66 % of our overall funding came from the funding sources we categorize as the most stable comprising capital markets and equity, retail and transaction banking.
Risk-weighted assets decreased by € 34 billion to € 300 billion as of December 31, 2013, compared with € 334 billion at year-end 2012, mainly driven by a € 27 billion decrease in risk-weighted assets from credit risk, primarily due to loss given default and rating migration, increased collateral and netting coverage as well as asset disposals.
The internal capital adequacy ratio increased to 167 % as of December 31, 2013, compared with 158 % as of December 31, 2012.
The CRR/CRD 4 pro forma fully loaded Common Equity Tier 1 ratio significantly improved in 2013 from 7.8 % as of December 31, 2012 to 9.7 % as of December 31, 2013. The 190 basis points ratio increase was driven by our ex-rights issue of common shares in the second quarter of 2013 which accounted for approximately 80 basis points. The remainder of the increase was driven by reductions in risk-weighted assets.
Balance Sheet Management Summary
As of December 31, 2013, our adjusted leverage ratio was 19, down from 22 as of prior year-end. Our leverage ratio calculated as the ratio of total assets under IFRS to total equity under IFRS was 29 as of December 31, 2013, a significant decrease compared to 37 as at end of 2012.
Following the publication of the CRR/CRD 4 framework on June 27, 2013, we have established a new leverage ratio calculation according to the future legally binding framework.

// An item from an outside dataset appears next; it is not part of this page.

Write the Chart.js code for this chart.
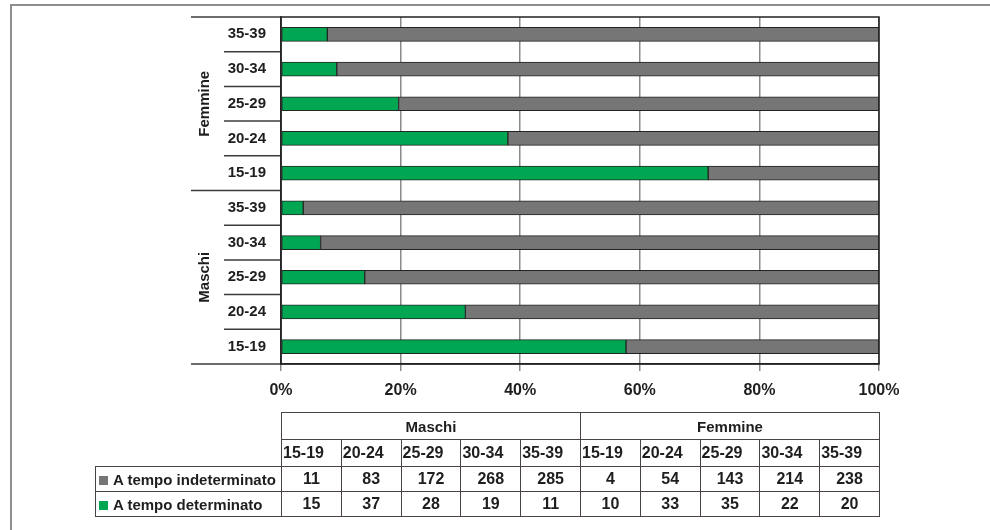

As of December 31, 2013, our adjusted pro forma CRR/CRD 4 leverage ratio was 3.1 %, taking into account an adjusted pro forma Tier 1 capital of € 45.2 billion over an applicable exposure measure of € 1,445 billion. The adjusted pro forma Tier 1 capital comprises our pro forma fully loaded Common Equity Tier 1 capital plus all Additional Tier 1 instruments that were still eligible according to the transitional phase-out methodology of the CRR/CRD 4. As of December 31, 2012, our Additional Tier 1 instruments from Basel 2.5 compliant issuances amounted to € 12.5 billion. During the transitional phase-out period the maximum recognizable amount of these Additional Tier 1 instruments will reduce at the beginning of each financial year by 10 % or € 1.3 billion through 2022. For December 31, 2013, this resulted in Additional Tier 1 instruments of € 11.2 billion eligible according to CRR/CRD 4 that are included in our adjusted pro forma CRR/CRD 4 leverage ratio. We intend to issue new CRR/CRD 4 eligible Additional Tier 1 instruments over time to compensate effects from those that are being phased out under CRR/CRD 4.